The types will save us!

Published: April 1, 2007. Filed under: Programming.

So, that went over well. My goal was simply to point out that strong and static typing are not the same thing (and, correspondingly, that weak and dynamic typing are not the same thing), and somehow the comment thread got derailed into people trotting out exotic type systems and theoretical work to try to prove… well, I’m not sure exactly what they want to prove. But one big thing that seems to be causing trouble is this statement:

a common myth of some type systems is “if it passes type checks, it must be correct”. Most people who fall into that pit learn sooner or later that type errors are just one class of errors, and that the strictest, “safest” typing in the world can’t stop you from writing a program that does something stupid.

Boy, did some people ever have problems with that statement. Unfortunately, it’s true: type errors are a subset of the assorted errors a programmer can make, not the set of all such errors. For example, consider a language with a function add, of type int -> int -> int, and so intended to implement integer addition. Now let’s assume the programmer made a boneheaded error in his algorithm, and add 2 2 returns 5. Well, it passes the type check, so it must be correct, right?

If this seems like a contrived example, imagine a function of type float -> float -> float. Might not seem so contrived anymore; floating-point numbers are the very devil to get right.

A story about Hilda

For a better example, consider a data type I was looking at a little earlier tonight: US Social Security numbers. At first, they look like they’re easy as pie to work with: three digits, a hyphen, two digits, another hyphen and four more digits. You can even normalize out the hyphens and just say that an SSN is a nine-digit number. So you could just set up your favorite language’s equivalent of a user-defined type, and you’d be good to go. Right?

Well, you’d be good until you ran into 000-00-0000, which isn’t a valid SSN. So you refine your definition a bit and you’re good to go. Oh, and the first group can’t be “666” because that has strongly-negative religious connotations. So that’s another refinement to the definition. And all is well and good, until you run up against 987-65-4320, which is a well-formed SSN but is also permanently invalid — 987-65-4320 through 987-65-4329 are reserved for promotional and explanatory documents which need to show example numbers. But again, this isn’t a terribly hard refinement to make, and you can get back to a definition which rigorously guarantees you’re working with valid data.

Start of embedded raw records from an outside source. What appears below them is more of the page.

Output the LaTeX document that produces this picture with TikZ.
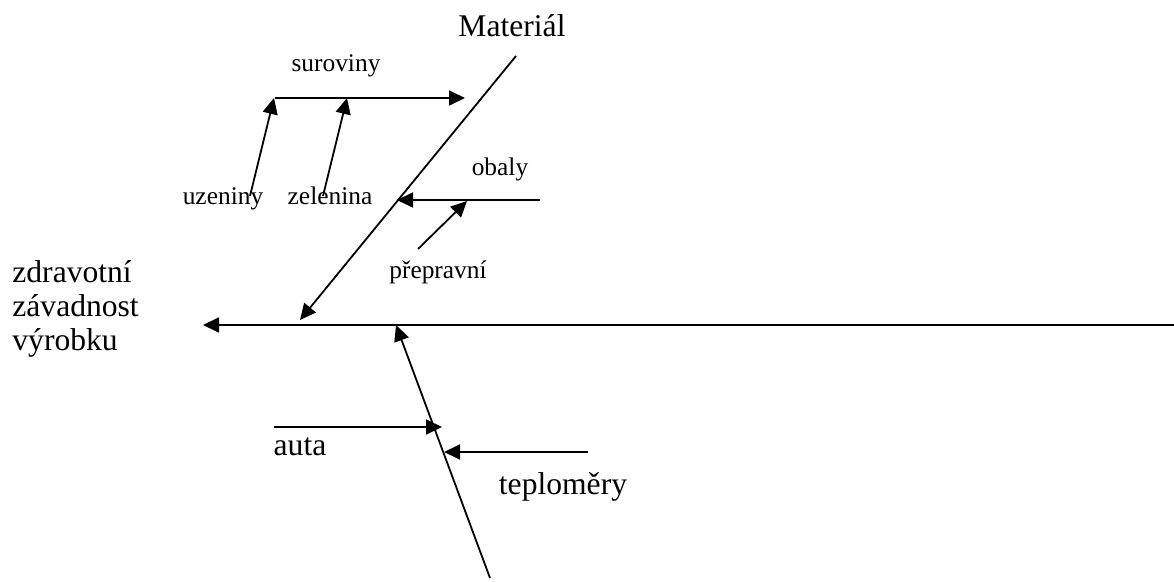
\documentclass[tikz,border=0pt]{standalone}
\usepackage{fontspec}
\setmainfont{Liberation Serif}
\usetikzlibrary{arrows.meta}
\begin{document}
\begin{tikzpicture}
[
x=0.5pt, y=-0.5pt,
Bone/.style={draw=black, line width=0.9pt, -{Triangle[length=8pt,width=7.5pt]}},
Bigtext/.style={font=\fontsize{15.8}{17}\selectfont, inner sep=0pt},
Smalltext/.style={font=\fontsize{12.7}{15}\selectfont, inner sep=0pt},
]

\useasboundingbox (0,0) rectangle (1174,582);

% end points of the bones
\coordinate (S1) at (1174,325);
\coordinate (S0) at (203,325);
\coordinate (M1) at (516,56);
\coordinate (M0) at (300,320);
\coordinate (A0) at (275,98);
\coordinate (A1) at (465,98);
\coordinate (U0) at (250,196);
\coordinate (U1) at (274,98);
\coordinate (Z0) at (323,196);
\coordinate (Z1) at (347,98);
\coordinate (O0) at (540,200);
\coordinate (O1) at (397,200);
\coordinate (P0) at (418,249);
\coordinate (P1) at (467,201);
\coordinate (L0) at (490,578);
\coordinate (L1) at (396,325);
\coordinate (T0) at (274,427);
\coordinate (T1) at (442,427);
\coordinate (R0) at (588,452);
\coordinate (R1) at (444,452);

% labels
\node[Bigtext, anchor=west, align=left] (effect) at (12,309) {zdravotní\\závadnost\\výrobku};
\node[Bigtext, anchor=base] (material) at (512,37) {Materiál};
\node[Smalltext, anchor=base] (suroviny) at (336,72) {suroviny};
\node[Smalltext, anchor=base] (uzeniny) at (223,205) {uzeniny};
\node[Smalltext, anchor=base] (zelenina) at (330,205) {zelenina};
\node[Smalltext, anchor=base] (obaly) at (500,176) {obaly};
\node[Smalltext, anchor=base] (prepravni) at (438,279) {přepravní};
\node[Bigtext, anchor=base] (auta) at (300,456) {auta};
\node[Bigtext, anchor=base] (teplomery) at (563,495) {teploměry};

% bones
\draw[Bone] (S1)--(S0);
\draw[Bone] (M1)--(M0);
\draw[Bone] (A0)--(A1);
\draw[Bone] (U0)--(U1);
\draw[Bone] (Z0)--(Z1);
\draw[Bone] (O0)--(O1);
\draw[Bone] (P0)--(P1);
\draw[Bone] (L0)--(L1);
\draw[Bone] (T0)--(T1);
\draw[Bone] (R0)--(R1);

\end{tikzpicture}
\end{document}
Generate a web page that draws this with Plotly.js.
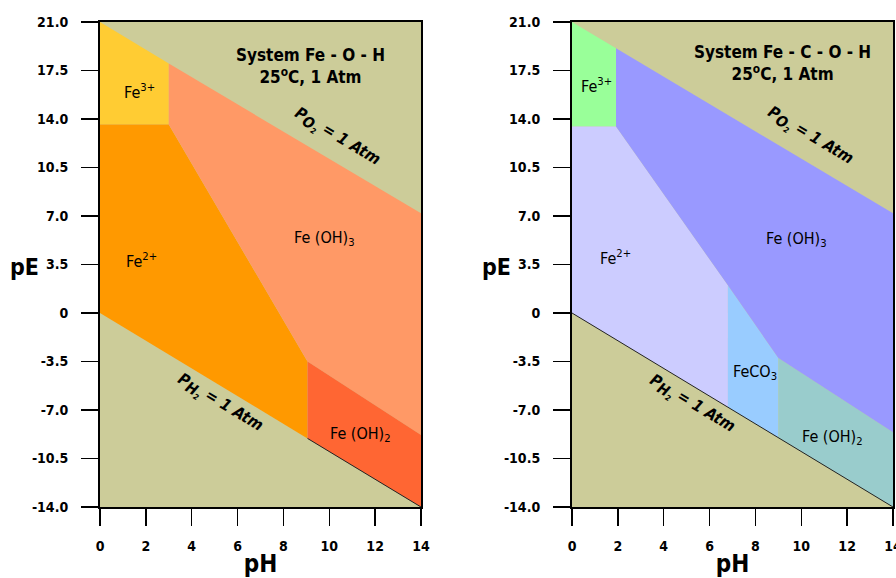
<!DOCTYPE html>
<html>
<head>
<meta charset="utf-8">
<script src="https://cdn.plot.ly/plotly-3.0.1.min.js"></script>
<style>html,body{margin:0;padding:0;background:#fff;}#chart{width:896px;height:578px;}</style>
</head>
<body>
<div id="chart"></div>
<script>
// ---- axis ticks ----
const pHTicks = [0, 2, 4, 6, 8, 10, 12, 14];
const pHTopTicks = [2.2, 4.2, 6.2, 8.2, 10.2, 12];
const pETicks = [21, 17.5, 14, 10.5, 7, 3.5, 0, -3.5, -7, -10.5, -14];
const pETickText = ['21.0', '17.5', '14.0', '10.5', '7.0', '3.5', '0', '-3.5', '-7.0', '-10.5', '-14.0'];

// ---- System Fe-O-H (left) region vertices ----
const fohFe3_pH = [0, 3.0, 3.0, 0];
const fohFe3_pE = [21, 18.0, 13.6, 13.6];
const fohFe2_pH = [0, 3.0, 9.05, 9.05, 0];
const fohFe2_pE = [13.6, 13.6, -3.5, -9.05, 0];
const fohFeOH3_pH = [3.0, 14, 14, 9.05, 3.0];
const fohFeOH3_pE = [18.0, 7.2, -8.8, -3.5, 13.6];
const fohFeOH2_pH = [9.05, 14, 14, 9.05];
const fohFeOH2_pE = [-3.5, -8.8, -14, -9.05];
const fohH2Line_pH = [9.05, 14];
const fohH2Line_pE = [-9.05, -14];

// ---- System Fe-C-O-H (right) region vertices ----
const fcohFe3_pH = [0, 1.92, 1.92, 0];
const fcohFe3_pE = [21, 19.1, 13.45, 13.45];
const fcohFe2_pH = [0, 1.92, 6.8, 6.8, 0];
const fcohFe2_pE = [13.45, 13.45, 2.0, -6.8, 0];
const fcohFeCO3_pH = [6.8, 9.0, 9.0, 6.8];
const fcohFeCO3_pE = [2.0, -3.25, -9.0, -6.8];
const fcohFeOH2_pH = [9.0, 14, 14, 9.0];
const fcohFeOH2_pE = [-3.25, -8.6, -14, -9.0];
const fcohFeOH3_pH = [1.92, 14, 14, 9.0, 6.8, 1.92];
const fcohFeOH3_pE = [19.1, 7.2, -8.6, -3.25, 2.0, 13.45];
const fcohH2Line_pH = [0, 14];
const fcohH2Line_pE = [0, -14];

const FONT = '"DejaVu Sans Condensed", "DejaVu Sans", sans-serif';

function region(x, y, color, xa, ya, name) {
  return {type: 'scatter', mode: 'lines', x: x, y: y, fill: 'toself', fillcolor: color,
    line: {width: 0, color: color}, xaxis: xa, yaxis: ya, name: name, hoverinfo: 'name', showlegend: false};
}
function line(x, y, xa, ya) {
  return {type: 'scatter', mode: 'lines', x: x, y: y, line: {width: 1, color: '#222'},
    xaxis: xa, yaxis: ya, hoverinfo: 'skip', showlegend: false};
}

const traces = [
  region(fohFe3_pH, fohFe3_pE, '#FFCC33', 'x', 'y', 'Fe3+'),
  region(fohFe2_pH, fohFe2_pE, '#FF9900', 'x', 'y', 'Fe2+'),
  region(fohFeOH3_pH, fohFeOH3_pE, '#FF9966', 'x', 'y', 'Fe(OH)3'),
  region(fohFeOH2_pH, fohFeOH2_pE, '#FF6633', 'x', 'y', 'Fe(OH)2'),
  line(fohH2Line_pH, fohH2Line_pE, 'x', 'y'),
  region(fcohFe3_pH, fcohFe3_pE, '#99FF99', 'x2', 'y2', 'Fe3+'),
  region(fcohFe2_pH, fcohFe2_pE, '#CCCCFF', 'x2', 'y2', 'Fe2+'),
  region(fcohFeCO3_pH, fcohFeCO3_pE, '#99CCFF', 'x2', 'y2', 'FeCO3'),
  region(fcohFeOH2_pH, fcohFeOH2_pE, '#99CCCC', 'x2', 'y2', 'Fe(OH)2'),
  region(fcohFeOH3_pH, fcohFeOH3_pE, '#9999FF', 'x2', 'y2', 'Fe(OH)3'),
  line(fcohH2Line_pH, fcohH2Line_pE, 'x2', 'y2')
];

const W = 896, H = 578;
const yDom = [1 - 507 / H, 1 - 22 / H];
const xDomL = [100 / W, 421 / W];
const xDomR = [572 / W, 893 / W];

const tickFont = {family: FONT, size: 14, color: '#000', weight: 'bold'};
const titleFont = {family: FONT, size: 24, color: '#000', weight: 'bold'};

function xMain(dom, anchor) {
  return {domain: dom, anchor: anchor, range: [0, 14], tickmode: 'array', tickvals: pHTicks,
    ticks: 'outside', ticklen: 17, tickwidth: 1.5, tickcolor: '#000', tickfont: tickFont,
    ticklabelstandoff: 8, ticklabeloverflow: 'allow', showline: true, linecolor: '#000',
    linewidth: 2, mirror: true, showgrid: false, zeroline: false, fixedrange: true,
    title: {text: 'pH', font: titleFont, standoff: 2}};
}
function yMain(anchor) {
  return {domain: yDom, anchor: anchor, range: [-14, 21], tickmode: 'array', tickvals: pETicks,
    ticktext: pETickText, ticks: 'outside', ticklen: 17, tickwidth: 1.5, tickcolor: '#000',
    tickfont: tickFont, ticklabelstandoff: 10, showline: true, linecolor: '#000', linewidth: 2,
    mirror: true, showgrid: false, zeroline: false, fixedrange: true};
}
function xTop(dom, over, anchor) {
  return {domain: dom, overlaying: over, anchor: anchor, side: 'top', range: [0, 14],
    tickmode: 'array', tickvals: pHTopTicks, ticks: 'inside', ticklen: 15, tickwidth: 1.5,
    tickcolor: '#000', showticklabels: false, showgrid: false, zeroline: false, showline: false,
    fixedrange: true};
}
function yRight(over, anchor) {
  return {domain: yDom, overlaying: over, anchor: anchor, side: 'right', range: [-14, 21],
    tickmode: 'array', tickvals: pETicks, ticks: 'inside', ticklen: 13, tickwidth: 1.5,
    tickcolor: '#000', showticklabels: false, showgrid: false, zeroline: false, showline: false,
    fixedrange: true};
}

const regionFont = {family: FONT, size: 16, color: '#000'};
const sysFont = {family: FONT, size: 17, color: '#000', weight: 'bold'};
const pFont = {family: FONT, size: 16, color: '#000', weight: 'bold', style: 'italic'};
const pEFont = {family: FONT, size: 23, color: '#000', weight: 'bold'};

function ann(text, x, y, xr, yr, font, angle) {
  return {text: text, x: x, y: y, xref: xr, yref: yr, showarrow: false, font: font,
    textangle: angle || 0, xanchor: 'center', yanchor: 'middle'};
}
function pressure(gas) {
  return 'P<sub><span style="font-size:15px">' + gas + '</span></sub><sub><sub>2</sub></sub> = 1 Atm';
}

const annotations = [
  // y-axis titles (drawn upright, as in the reference)
  ann('pE', 24 / W, 1 - 267 / H, 'paper', 'paper', pEFont),
  ann('pE', 496 / W, 1 - 267 / H, 'paper', 'paper', pEFont),

  ann('System Fe - O - H<br>25<sup>o</sup>C, 1 Atm', 9.16, 17.8, 'x', 'y', sysFont),
  ann(pressure('O'), 10.34, 12.7, 'x', 'y', pFont, 31),
  ann(pressure('H'), 5.23, -6.5, 'x', 'y', pFont, 31),
  ann('Fe<sup>3+</sup>', 1.74, 15.95, 'x', 'y', regionFont),
  ann('Fe<sup>2+</sup>', 1.83, 3.8, 'x', 'y', regionFont),
  ann('Fe (OH)<sub>3</sub>', 9.81, 5.4, 'x', 'y', regionFont),
  ann('Fe (OH)<sub>2</sub>', 11.38, -8.8, 'x', 'y', regionFont),

  ann('System Fe - C - O - H<br>25<sup>o</sup>C, 1 Atm', 9.16, 18.05, 'x2', 'y2', sysFont),
  ann(pressure('O'), 10.38, 12.77, 'x2', 'y2', pFont, 31),
  ann(pressure('H'), 5.23, -6.57, 'x2', 'y2', pFont, 31),
  ann('Fe<sup>3+</sup>', 1.09, 16.45, 'x2', 'y2', regionFont),
  ann('Fe<sup>2+</sup>', 1.88, 3.97, 'x2', 'y2', regionFont),
  ann('Fe (OH)<sub>3</sub>', 9.81, 5.27, 'x2', 'y2', regionFont),
  ann('FeCO<sub>3</sub>', 7.98, -4.26, 'x2', 'y2', regionFont),
  ann('Fe (OH)<sub>2</sub>', 11.38, -8.95, 'x2', 'y2', regionFont)
];

const layout = {
  width: W, height: H,
  margin: {l: 0, r: 0, t: 0, b: 0, pad: 0},
  paper_bgcolor: '#FFFFFF',
  plot_bgcolor: '#CCCC99',
  showlegend: false,
  font: {family: FONT, color: '#000'},
  xaxis: xMain(xDomL, 'y'),
  yaxis: yMain('x'),
  xaxis2: xMain(xDomR, 'y2'),
  yaxis2: yMain('x2'),
  xaxis3: xTop(xDomL, 'x', 'y'),
  yaxis3: yRight('y', 'x'),
  xaxis4: xTop(xDomR, 'x2', 'y2'),
  yaxis4: yRight('y2', 'x2'),
  annotations: annotations
};

Plotly.newPlot('chart', traces, layout, {displayModeBar: false, staticPlot: true});
</script>
</body>
</html>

Until you run into 078-05-1120. If you don’t catch that as invalid, employees of the Social Security Administration will reserve the right to laugh at you. But why? It looks right:

But it’s still not a valid number. For a short span of years, it was the Social Security number of Hilda Whitcher, a secretary at the E. H. Feree Company, which manufactured mens’ wallets. You may be able to guess where this is going, but I’ll finish the historical anecdote because it’s amusing: back in the days when Social Security was new, the E. H. Feree Company decided that a selling point of its wallets would be the ease with which you could carry your Social Security card. And to promote this, they included an example card in every wallet, with an example Social Security number. Hilda Whitcher’s Social Security number. Many confused customers assumed this was now their SSN, and began to use it; eventually, the number was invalidated and Hilda got a new one, but people were still trying to use her original SSN decades later. As a result, it’s a poor SSN checker that doesn’t recognize and reject this infamous number.

So now you get to special-case your definition of a Social Security number to deal with a few odd numbers which have been permanently invalidated by the SSA. And that’s after you’ve figured a way to keep up with new block allocations — the SSA updates those monthly.

Any type system which could correctly describe the byzantine and ever-changing nature of this particular data type would need to be Turing-complete in its own right, at which point you’re left wondering whether your type system needs a type system. Philosophers (I love relating things back to my degree) and mathematicians ran into similar problems in the twentieth century, when they realized that certain paradoxes of language could only be resolved by resorting to a “metalanguage” which could talk about language. But then they needed a “metametalanguage” to talk about the “metalanguage”, and it turned out it was turtles all the way down, which turned out not to matter because Kurt Gödel had come along and proved that you could always trick a language into talking about itself anyway.

What’s the point?

Types are great. But they’re not everything, and shouldn’t try to be everything; it’ll just end in tears (though you guys who are implementing the predicate calculus and rules of inference in a type system have a warm and fuzzy place in my heart). Sooner or later you’ll run into classes of errors which can only be unearthed by a robustly programmable way to check your code, and the name for that is “unit test”, not “type system”. “If it compiles, it must be correct” wasn’t true back when some people believed it, and “if it passes type checks, it must be correct” isn’t true now.

And now I’ve said more than I ever intended to on the topic, so I’ll shut up.